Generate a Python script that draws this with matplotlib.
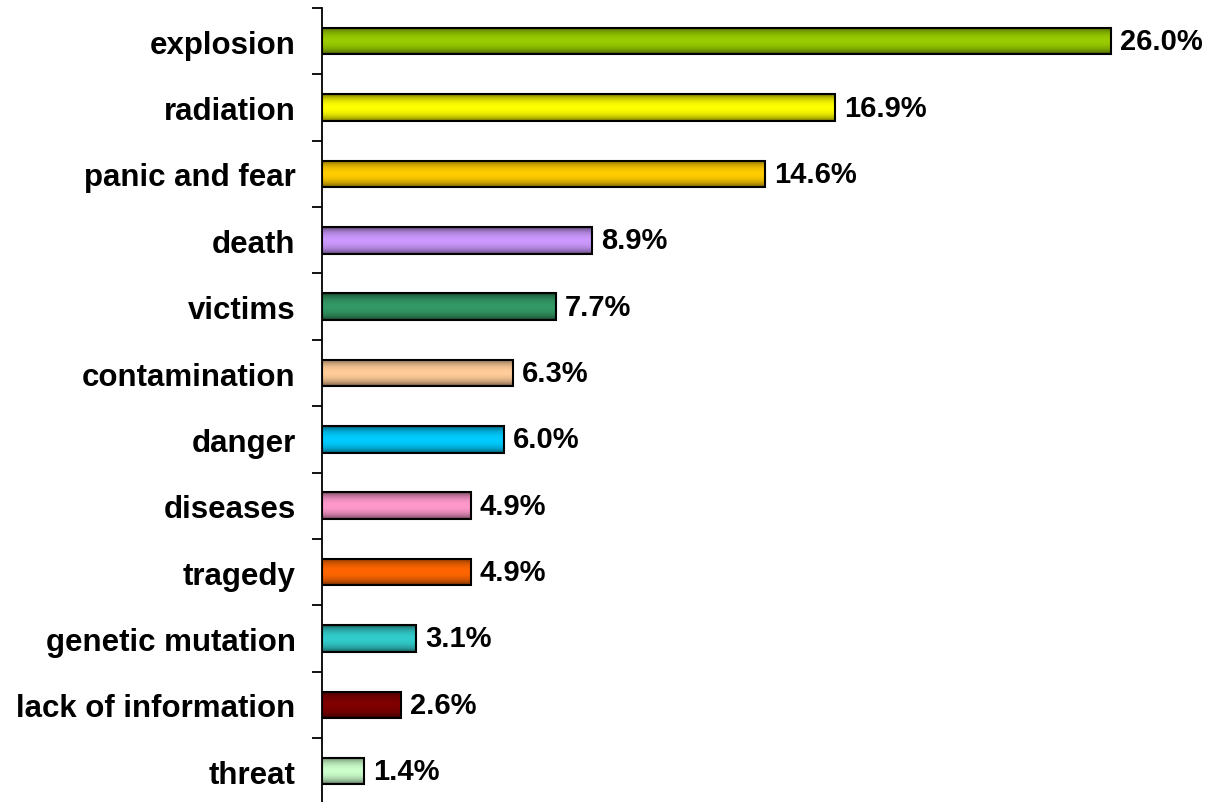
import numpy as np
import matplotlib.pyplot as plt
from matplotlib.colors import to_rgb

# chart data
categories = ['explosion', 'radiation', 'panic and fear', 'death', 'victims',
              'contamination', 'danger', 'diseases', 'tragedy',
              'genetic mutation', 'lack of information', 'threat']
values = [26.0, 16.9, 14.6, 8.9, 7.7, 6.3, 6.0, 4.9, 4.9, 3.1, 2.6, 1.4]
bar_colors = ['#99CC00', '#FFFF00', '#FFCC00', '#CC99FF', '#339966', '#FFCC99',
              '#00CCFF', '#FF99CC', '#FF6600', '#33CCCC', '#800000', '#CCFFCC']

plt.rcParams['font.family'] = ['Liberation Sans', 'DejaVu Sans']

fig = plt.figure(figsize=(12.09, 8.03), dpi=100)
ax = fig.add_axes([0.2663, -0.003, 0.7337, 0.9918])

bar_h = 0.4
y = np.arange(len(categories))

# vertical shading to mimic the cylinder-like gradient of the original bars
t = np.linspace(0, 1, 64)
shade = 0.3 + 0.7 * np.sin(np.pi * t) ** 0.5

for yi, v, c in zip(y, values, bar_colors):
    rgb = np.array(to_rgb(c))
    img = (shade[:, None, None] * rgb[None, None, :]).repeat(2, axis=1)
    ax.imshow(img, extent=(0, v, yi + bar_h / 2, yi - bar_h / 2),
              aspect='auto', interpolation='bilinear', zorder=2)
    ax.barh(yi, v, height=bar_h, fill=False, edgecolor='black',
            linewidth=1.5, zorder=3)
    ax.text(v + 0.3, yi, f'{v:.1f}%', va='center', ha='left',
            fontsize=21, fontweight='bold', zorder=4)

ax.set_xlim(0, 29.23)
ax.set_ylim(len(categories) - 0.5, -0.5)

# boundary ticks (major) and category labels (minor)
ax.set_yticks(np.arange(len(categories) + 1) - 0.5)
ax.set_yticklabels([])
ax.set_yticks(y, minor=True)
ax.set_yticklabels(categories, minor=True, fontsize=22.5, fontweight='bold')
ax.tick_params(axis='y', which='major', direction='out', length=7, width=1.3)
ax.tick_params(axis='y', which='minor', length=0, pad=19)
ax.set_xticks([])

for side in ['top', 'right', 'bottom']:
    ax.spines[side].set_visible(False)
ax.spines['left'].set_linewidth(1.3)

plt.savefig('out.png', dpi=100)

REQUIREMENT ▸
Set down the material above as is, without any pictures.

EXERCISE ANSWER ▸
Generate a Python script that draws this with matplotlib.
import numpy as np
import matplotlib.pyplot as plt
from matplotlib.colors import to_rgb

# chart data
categories = ['explosion', 'radiation', 'panic and fear', 'death', 'victims',
              'contamination', 'danger', 'diseases', 'tragedy',
              'genetic mutation', 'lack of information', 'threat']
values = [26.0, 16.9, 14.6, 8.9, 7.7, 6.3, 6.0, 4.9, 4.9, 3.1, 2.6, 1.4]
bar_colors = ['#99CC00', '#FFFF00', '#FFCC00', '#CC99FF', '#339966', '#FFCC99',
              '#00CCFF', '#FF99CC', '#FF6600', '#33CCCC', '#800000', '#CCFFCC']

plt.rcParams['font.family'] = ['Liberation Sans', 'DejaVu Sans']

fig = plt.figure(figsize=(12.09, 8.03), dpi=100)
ax = fig.add_axes([0.2663, -0.003, 0.7337, 0.9918])

bar_h = 0.4
y = np.arange(len(categories))

# vertical shading to mimic the cylinder-like gradient of the original bars
t = np.linspace(0, 1, 64)
shade = 0.3 + 0.7 * np.sin(np.pi * t) ** 0.5

for yi, v, c in zip(y, values, bar_colors):
    rgb = np.array(to_rgb(c))
    img = (shade[:, None, None] * rgb[None, None, :]).repeat(2, axis=1)
    ax.imshow(img, extent=(0, v, yi + bar_h / 2, yi - bar_h / 2),
              aspect='auto', interpolation='bilinear', zorder=2)
    ax.barh(yi, v, height=bar_h, fill=False, edgecolor='black',
            linewidth=1.5, zorder=3)
    ax.text(v + 0.3, yi, f'{v:.1f}%', va='center', ha='left',
            fontsize=21, fontweight='bold', zorder=4)

ax.set_xlim(0, 29.23)
ax.set_ylim(len(categories) - 0.5, -0.5)

# boundary ticks (major) and category labels (minor)
ax.set_yticks(np.arange(len(categories) + 1) - 0.5)
ax.set_yticklabels([])
ax.set_yticks(y, minor=True)
ax.set_yticklabels(categories, minor=True, fontsize=22.5, fontweight='bold')
ax.tick_params(axis='y', which='major', direction='out', length=7, width=1.3)
ax.tick_params(axis='y', which='minor', length=0, pad=19)
ax.set_xticks([])

for side in ['top', 'right', 'bottom']:
    ax.spines[side].set_visible(False)
ax.spines['left'].set_linewidth(1.3)

plt.savefig('out.png', dpi=100)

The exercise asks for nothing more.